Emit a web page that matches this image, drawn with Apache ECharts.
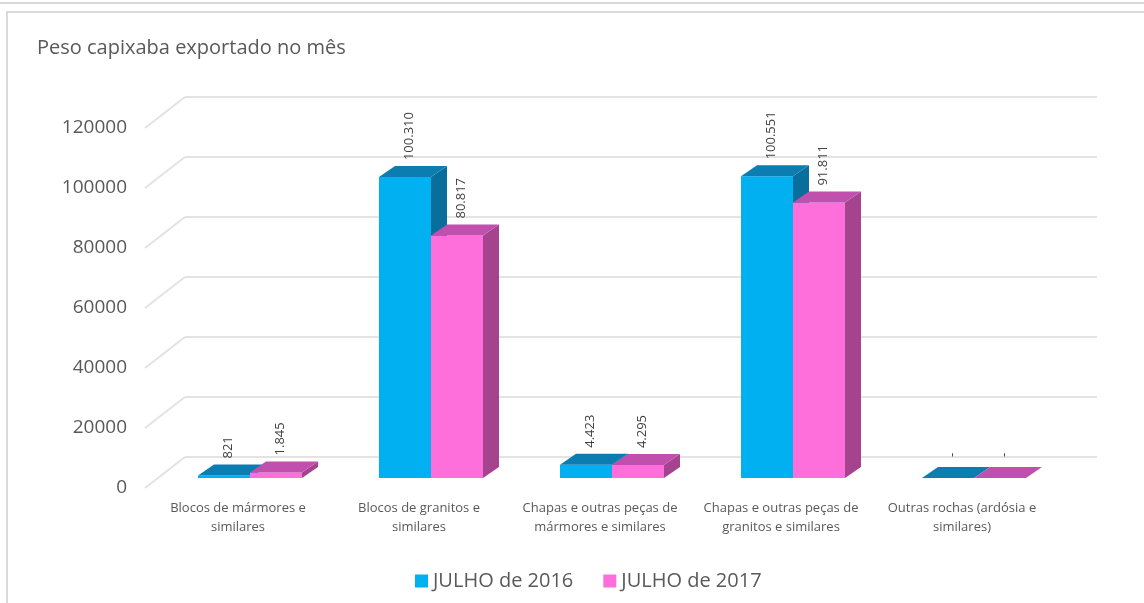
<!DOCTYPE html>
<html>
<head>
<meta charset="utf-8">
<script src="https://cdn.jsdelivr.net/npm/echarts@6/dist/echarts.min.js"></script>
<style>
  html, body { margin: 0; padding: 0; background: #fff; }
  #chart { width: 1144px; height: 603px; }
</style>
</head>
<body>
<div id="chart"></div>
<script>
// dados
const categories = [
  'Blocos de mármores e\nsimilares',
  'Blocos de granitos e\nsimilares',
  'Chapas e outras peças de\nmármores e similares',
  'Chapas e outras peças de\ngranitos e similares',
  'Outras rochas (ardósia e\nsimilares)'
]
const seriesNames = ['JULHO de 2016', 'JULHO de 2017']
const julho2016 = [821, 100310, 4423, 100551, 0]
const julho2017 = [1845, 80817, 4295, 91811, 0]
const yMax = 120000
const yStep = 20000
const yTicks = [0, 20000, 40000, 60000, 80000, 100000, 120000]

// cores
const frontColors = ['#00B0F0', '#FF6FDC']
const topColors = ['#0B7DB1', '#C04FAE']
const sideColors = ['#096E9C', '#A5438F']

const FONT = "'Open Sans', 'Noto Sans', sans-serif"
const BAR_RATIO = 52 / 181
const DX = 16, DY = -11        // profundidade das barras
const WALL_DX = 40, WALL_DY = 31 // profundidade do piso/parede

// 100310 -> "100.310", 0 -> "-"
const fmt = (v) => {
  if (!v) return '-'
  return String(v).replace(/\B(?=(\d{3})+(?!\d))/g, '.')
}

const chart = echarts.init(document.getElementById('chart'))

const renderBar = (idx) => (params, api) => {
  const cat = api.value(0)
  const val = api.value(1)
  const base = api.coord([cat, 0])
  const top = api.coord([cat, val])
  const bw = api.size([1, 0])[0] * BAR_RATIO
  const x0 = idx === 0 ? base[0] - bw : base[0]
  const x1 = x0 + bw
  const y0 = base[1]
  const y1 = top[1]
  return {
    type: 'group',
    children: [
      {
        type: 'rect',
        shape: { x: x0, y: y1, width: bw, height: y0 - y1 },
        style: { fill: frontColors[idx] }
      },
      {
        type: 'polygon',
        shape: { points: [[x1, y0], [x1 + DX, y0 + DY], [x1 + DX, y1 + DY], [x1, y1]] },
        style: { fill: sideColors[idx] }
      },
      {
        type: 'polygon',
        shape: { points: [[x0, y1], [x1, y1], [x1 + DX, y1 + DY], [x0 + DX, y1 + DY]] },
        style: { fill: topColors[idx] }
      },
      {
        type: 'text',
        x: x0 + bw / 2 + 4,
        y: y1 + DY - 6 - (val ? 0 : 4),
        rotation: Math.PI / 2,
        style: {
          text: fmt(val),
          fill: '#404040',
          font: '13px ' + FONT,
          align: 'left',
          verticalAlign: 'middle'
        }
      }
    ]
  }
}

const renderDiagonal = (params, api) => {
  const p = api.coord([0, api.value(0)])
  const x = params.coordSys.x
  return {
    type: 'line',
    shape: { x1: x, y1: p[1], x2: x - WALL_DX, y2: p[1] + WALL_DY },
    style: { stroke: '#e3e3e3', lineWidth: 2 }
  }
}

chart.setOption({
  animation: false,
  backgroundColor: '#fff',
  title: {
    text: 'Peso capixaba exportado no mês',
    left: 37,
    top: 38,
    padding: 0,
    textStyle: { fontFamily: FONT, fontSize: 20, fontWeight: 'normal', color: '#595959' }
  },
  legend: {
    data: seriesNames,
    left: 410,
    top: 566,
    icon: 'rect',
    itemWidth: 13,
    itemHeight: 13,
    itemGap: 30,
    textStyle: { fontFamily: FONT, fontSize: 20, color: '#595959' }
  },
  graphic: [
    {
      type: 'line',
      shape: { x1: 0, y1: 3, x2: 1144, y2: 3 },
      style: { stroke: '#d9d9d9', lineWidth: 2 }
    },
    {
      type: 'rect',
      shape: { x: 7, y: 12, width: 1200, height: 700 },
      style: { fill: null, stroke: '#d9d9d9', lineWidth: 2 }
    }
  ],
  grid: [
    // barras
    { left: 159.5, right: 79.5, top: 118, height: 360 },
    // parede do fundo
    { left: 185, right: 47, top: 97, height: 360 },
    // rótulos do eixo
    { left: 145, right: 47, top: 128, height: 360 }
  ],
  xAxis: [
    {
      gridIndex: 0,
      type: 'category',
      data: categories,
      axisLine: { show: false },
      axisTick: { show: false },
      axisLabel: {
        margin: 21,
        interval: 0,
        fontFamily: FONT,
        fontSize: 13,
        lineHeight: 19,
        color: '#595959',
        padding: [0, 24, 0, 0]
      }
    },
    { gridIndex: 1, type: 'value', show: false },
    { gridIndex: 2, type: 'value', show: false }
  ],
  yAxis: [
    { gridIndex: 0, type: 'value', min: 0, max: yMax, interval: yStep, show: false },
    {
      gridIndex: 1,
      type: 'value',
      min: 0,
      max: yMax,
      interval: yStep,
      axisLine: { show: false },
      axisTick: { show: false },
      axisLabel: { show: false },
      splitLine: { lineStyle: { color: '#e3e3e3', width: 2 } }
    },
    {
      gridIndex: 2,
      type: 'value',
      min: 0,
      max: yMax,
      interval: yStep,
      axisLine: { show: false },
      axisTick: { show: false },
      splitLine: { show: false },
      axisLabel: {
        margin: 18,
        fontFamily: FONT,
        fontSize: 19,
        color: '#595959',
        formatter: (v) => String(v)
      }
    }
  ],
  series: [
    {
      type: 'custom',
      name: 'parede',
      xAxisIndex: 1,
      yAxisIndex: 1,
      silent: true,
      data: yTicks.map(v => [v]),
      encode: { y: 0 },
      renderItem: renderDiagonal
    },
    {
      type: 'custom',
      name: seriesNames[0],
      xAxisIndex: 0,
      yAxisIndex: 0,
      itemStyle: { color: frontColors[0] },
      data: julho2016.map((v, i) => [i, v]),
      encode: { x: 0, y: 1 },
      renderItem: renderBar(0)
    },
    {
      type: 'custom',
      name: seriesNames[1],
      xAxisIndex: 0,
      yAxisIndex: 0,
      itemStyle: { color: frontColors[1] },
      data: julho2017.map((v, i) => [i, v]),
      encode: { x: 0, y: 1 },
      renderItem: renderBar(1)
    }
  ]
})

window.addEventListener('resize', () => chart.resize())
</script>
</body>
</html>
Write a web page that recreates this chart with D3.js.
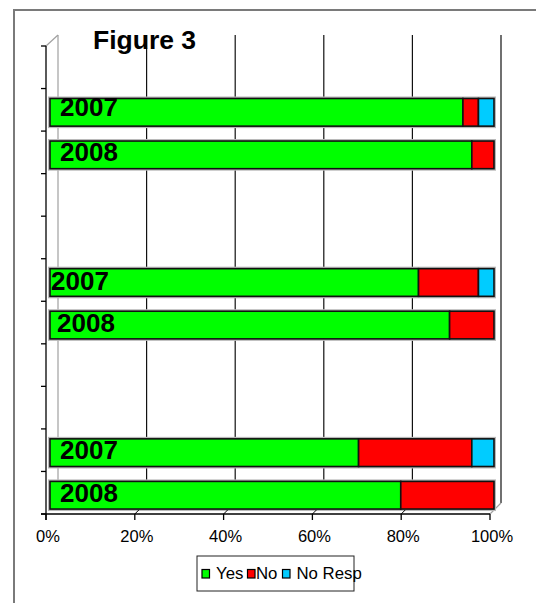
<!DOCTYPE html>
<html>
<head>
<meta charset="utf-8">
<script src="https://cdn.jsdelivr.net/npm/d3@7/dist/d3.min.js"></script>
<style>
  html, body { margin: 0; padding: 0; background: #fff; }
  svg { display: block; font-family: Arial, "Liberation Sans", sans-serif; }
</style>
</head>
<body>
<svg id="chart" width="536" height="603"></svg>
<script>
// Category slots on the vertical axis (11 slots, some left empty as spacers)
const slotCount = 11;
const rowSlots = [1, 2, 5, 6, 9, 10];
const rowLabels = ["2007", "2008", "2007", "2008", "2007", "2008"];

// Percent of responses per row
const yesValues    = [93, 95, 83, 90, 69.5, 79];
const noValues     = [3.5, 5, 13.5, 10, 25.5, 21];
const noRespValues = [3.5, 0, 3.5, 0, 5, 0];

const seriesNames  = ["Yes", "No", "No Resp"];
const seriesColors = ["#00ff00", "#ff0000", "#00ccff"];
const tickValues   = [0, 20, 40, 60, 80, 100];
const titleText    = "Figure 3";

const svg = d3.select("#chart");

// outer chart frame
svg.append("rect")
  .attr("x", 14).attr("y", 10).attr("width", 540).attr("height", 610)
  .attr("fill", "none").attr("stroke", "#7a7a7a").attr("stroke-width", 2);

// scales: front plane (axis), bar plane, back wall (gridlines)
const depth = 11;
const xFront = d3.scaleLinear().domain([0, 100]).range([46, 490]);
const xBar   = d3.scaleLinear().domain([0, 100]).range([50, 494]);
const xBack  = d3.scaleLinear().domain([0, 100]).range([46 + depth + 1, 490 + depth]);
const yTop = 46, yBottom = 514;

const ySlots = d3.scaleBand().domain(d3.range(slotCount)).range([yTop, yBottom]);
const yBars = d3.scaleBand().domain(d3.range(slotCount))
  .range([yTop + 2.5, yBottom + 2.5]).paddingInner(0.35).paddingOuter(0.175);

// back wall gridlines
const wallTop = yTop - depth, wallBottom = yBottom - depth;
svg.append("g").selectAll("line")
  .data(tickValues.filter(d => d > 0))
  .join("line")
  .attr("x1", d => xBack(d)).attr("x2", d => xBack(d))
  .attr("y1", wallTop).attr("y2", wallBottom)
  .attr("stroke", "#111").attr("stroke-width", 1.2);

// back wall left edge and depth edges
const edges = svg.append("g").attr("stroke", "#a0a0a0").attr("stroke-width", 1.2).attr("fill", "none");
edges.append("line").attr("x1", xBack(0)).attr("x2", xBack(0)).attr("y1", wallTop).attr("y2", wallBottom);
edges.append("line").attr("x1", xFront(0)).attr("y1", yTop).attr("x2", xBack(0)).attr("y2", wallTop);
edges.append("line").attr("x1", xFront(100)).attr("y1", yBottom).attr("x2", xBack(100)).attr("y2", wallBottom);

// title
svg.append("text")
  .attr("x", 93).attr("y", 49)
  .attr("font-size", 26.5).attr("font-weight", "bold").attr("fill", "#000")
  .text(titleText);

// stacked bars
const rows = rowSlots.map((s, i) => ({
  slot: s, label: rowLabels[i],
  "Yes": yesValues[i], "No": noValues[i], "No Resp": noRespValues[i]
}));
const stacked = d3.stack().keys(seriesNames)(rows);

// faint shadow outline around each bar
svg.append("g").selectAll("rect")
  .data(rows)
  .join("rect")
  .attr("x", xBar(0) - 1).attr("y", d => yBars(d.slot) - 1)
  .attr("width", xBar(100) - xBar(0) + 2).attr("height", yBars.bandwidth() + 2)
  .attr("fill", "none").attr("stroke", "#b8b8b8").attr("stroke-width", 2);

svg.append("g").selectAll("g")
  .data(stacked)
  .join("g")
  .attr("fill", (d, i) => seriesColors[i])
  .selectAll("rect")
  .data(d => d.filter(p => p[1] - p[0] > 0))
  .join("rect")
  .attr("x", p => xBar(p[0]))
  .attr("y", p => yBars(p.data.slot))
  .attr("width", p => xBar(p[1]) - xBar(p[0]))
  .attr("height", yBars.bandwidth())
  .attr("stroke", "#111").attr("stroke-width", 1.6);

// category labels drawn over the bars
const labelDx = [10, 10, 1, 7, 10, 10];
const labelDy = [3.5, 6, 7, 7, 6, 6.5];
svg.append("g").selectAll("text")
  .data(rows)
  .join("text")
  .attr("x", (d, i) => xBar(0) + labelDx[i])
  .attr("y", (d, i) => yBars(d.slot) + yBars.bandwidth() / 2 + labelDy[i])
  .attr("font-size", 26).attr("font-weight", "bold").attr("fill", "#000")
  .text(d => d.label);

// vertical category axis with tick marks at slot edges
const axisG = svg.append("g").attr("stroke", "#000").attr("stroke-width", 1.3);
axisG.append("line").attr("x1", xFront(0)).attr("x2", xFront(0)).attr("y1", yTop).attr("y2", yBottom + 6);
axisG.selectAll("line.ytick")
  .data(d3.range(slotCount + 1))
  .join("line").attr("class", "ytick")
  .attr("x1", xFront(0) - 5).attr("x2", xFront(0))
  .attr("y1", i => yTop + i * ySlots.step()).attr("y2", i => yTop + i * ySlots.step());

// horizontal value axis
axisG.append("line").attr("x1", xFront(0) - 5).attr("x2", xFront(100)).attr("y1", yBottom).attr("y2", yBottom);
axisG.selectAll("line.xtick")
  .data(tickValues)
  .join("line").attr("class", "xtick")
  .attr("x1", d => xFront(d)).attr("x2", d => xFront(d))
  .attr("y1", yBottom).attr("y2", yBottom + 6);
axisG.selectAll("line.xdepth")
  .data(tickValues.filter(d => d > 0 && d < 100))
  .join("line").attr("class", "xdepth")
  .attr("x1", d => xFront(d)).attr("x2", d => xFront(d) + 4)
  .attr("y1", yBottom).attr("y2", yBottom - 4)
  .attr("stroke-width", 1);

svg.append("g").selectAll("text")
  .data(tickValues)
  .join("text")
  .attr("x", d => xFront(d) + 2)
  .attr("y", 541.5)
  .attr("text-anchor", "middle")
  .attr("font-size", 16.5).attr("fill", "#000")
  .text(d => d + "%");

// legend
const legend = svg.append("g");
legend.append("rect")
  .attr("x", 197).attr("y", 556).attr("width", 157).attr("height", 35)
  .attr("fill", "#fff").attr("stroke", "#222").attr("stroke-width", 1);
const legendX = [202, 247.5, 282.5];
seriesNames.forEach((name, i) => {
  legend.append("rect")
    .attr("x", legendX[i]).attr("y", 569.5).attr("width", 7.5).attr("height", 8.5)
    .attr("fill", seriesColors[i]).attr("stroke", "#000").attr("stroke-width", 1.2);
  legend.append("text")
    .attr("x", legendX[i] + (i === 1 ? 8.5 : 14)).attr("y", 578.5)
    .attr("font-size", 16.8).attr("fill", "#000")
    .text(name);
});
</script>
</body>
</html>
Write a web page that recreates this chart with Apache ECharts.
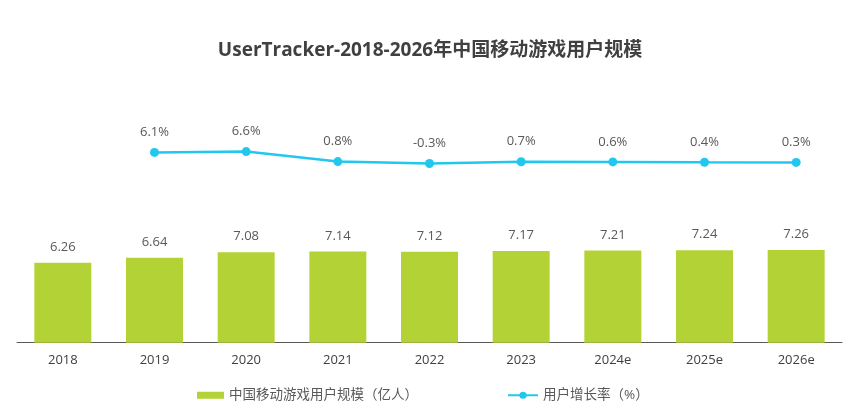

# PROMPT
Find the word "Write" in the entries, and copy every line it shows up in.

# RESULT FOR THIS TASK
Write a web page that recreates this chart with D3.js.
Write a web page that recreates this chart with Apache ECharts.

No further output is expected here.